*Goal*
Exclude images, then output the remaining data verbatim.
## begin Collected material
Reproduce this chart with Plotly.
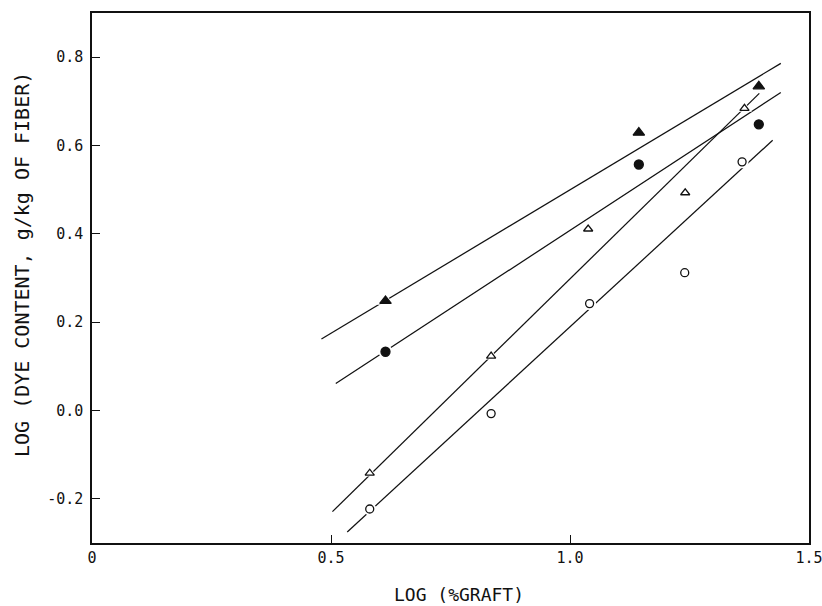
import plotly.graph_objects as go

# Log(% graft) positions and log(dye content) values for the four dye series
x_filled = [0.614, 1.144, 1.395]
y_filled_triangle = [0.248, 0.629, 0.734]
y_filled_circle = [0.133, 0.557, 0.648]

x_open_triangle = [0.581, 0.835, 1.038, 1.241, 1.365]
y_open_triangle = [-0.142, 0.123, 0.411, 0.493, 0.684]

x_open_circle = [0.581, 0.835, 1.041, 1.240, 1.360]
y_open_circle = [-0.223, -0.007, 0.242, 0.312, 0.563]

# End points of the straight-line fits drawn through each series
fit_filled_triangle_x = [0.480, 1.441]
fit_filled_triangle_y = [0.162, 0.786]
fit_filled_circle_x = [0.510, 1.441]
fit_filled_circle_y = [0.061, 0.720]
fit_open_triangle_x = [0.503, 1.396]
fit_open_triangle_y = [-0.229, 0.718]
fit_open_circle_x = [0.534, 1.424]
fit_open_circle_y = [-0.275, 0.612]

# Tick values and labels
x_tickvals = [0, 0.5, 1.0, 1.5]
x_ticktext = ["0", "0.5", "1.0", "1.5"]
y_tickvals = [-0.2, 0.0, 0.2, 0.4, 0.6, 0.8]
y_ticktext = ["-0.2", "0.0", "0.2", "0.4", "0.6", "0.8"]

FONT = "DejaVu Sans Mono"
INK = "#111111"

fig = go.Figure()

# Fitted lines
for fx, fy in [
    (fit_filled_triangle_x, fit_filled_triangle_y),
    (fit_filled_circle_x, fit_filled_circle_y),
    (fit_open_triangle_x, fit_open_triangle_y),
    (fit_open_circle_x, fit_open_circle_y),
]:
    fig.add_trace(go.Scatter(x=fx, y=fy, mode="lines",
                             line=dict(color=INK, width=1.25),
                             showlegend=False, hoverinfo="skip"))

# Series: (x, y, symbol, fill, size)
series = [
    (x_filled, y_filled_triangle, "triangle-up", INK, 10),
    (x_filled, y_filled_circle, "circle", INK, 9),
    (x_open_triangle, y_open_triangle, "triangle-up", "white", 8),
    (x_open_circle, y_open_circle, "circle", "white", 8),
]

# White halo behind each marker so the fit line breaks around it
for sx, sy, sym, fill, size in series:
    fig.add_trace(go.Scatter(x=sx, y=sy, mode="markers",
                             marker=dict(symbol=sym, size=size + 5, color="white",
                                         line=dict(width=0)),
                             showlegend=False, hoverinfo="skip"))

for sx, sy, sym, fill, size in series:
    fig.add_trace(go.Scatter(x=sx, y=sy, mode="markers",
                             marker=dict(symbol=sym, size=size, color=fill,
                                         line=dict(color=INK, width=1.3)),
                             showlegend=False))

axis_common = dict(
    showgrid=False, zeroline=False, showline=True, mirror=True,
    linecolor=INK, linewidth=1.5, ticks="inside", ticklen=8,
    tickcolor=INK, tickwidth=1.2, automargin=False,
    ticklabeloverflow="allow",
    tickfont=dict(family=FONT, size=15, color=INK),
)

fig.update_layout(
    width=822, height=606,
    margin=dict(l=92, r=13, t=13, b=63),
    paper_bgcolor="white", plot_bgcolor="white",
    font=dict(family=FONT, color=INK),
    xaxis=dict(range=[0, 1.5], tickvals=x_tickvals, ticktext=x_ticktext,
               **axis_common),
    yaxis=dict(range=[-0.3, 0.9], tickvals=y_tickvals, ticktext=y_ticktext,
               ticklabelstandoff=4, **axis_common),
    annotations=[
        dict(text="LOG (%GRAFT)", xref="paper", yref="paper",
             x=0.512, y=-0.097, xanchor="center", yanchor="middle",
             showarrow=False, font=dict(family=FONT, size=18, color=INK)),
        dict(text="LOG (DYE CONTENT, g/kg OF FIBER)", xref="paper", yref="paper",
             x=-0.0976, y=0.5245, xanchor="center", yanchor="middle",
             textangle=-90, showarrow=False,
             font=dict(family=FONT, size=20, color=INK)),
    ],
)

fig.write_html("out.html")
## end Collected material
*Written response*
Reproduce this chart with Plotly.
import plotly.graph_objects as go

# Log(% graft) positions and log(dye content) values for the four dye series
x_filled = [0.614, 1.144, 1.395]
y_filled_triangle = [0.248, 0.629, 0.734]
y_filled_circle = [0.133, 0.557, 0.648]

x_open_triangle = [0.581, 0.835, 1.038, 1.241, 1.365]
y_open_triangle = [-0.142, 0.123, 0.411, 0.493, 0.684]

x_open_circle = [0.581, 0.835, 1.041, 1.240, 1.360]
y_open_circle = [-0.223, -0.007, 0.242, 0.312, 0.563]

# End points of the straight-line fits drawn through each series
fit_filled_triangle_x = [0.480, 1.441]
fit_filled_triangle_y = [0.162, 0.786]
fit_filled_circle_x = [0.510, 1.441]
fit_filled_circle_y = [0.061, 0.720]
fit_open_triangle_x = [0.503, 1.396]
fit_open_triangle_y = [-0.229, 0.718]
fit_open_circle_x = [0.534, 1.424]
fit_open_circle_y = [-0.275, 0.612]

# Tick values and labels
x_tickvals = [0, 0.5, 1.0, 1.5]
x_ticktext = ["0", "0.5", "1.0", "1.5"]
y_tickvals = [-0.2, 0.0, 0.2, 0.4, 0.6, 0.8]
y_ticktext = ["-0.2", "0.0", "0.2", "0.4", "0.6", "0.8"]

FONT = "DejaVu Sans Mono"
INK = "#111111"

fig = go.Figure()

# Fitted lines
for fx, fy in [
    (fit_filled_triangle_x, fit_filled_triangle_y),
    (fit_filled_circle_x, fit_filled_circle_y),
    (fit_open_triangle_x, fit_open_triangle_y),
    (fit_open_circle_x, fit_open_circle_y),
]:
    fig.add_trace(go.Scatter(x=fx, y=fy, mode="lines",
                             line=dict(color=INK, width=1.25),
                             showlegend=False, hoverinfo="skip"))

# Series: (x, y, symbol, fill, size)
series = [
    (x_filled, y_filled_triangle, "triangle-up", INK, 10),
    (x_filled, y_filled_circle, "circle", INK, 9),
    (x_open_triangle, y_open_triangle, "triangle-up", "white", 8),
    (x_open_circle, y_open_circle, "circle", "white", 8),
]

# White halo behind each marker so the fit line breaks around it
for sx, sy, sym, fill, size in series:
    fig.add_trace(go.Scatter(x=sx, y=sy, mode="markers",
                             marker=dict(symbol=sym, size=size + 5, color="white",
                                         line=dict(width=0)),
                             showlegend=False, hoverinfo="skip"))

for sx, sy, sym, fill, size in series:
    fig.add_trace(go.Scatter(x=sx, y=sy, mode="markers",
                             marker=dict(symbol=sym, size=size, color=fill,
                                         line=dict(color=INK, width=1.3)),
                             showlegend=False))

axis_common = dict(
    showgrid=False, zeroline=False, showline=True, mirror=True,
    linecolor=INK, linewidth=1.5, ticks="inside", ticklen=8,
    tickcolor=INK, tickwidth=1.2, automargin=False,
    ticklabeloverflow="allow",
    tickfont=dict(family=FONT, size=15, color=INK),
)

fig.update_layout(
    width=822, height=606,
    margin=dict(l=92, r=13, t=13, b=63),
    paper_bgcolor="white", plot_bgcolor="white",
    font=dict(family=FONT, color=INK),
    xaxis=dict(range=[0, 1.5], tickvals=x_tickvals, ticktext=x_ticktext,
               **axis_common),
    yaxis=dict(range=[-0.3, 0.9], tickvals=y_tickvals, ticktext=y_ticktext,
               ticklabelstandoff=4, **axis_common),
    annotations=[
        dict(text="LOG (%GRAFT)", xref="paper", yref="paper",
             x=0.512, y=-0.097, xanchor="center", yanchor="middle",
             showarrow=False, font=dict(family=FONT, size=18, color=INK)),
        dict(text="LOG (DYE CONTENT, g/kg OF FIBER)", xref="paper", yref="paper",
             x=-0.0976, y=0.5245, xanchor="center", yanchor="middle",
             textangle=-90, showarrow=False,
             font=dict(family=FONT, size=20, color=INK)),
    ],
)

fig.write_html("out.html")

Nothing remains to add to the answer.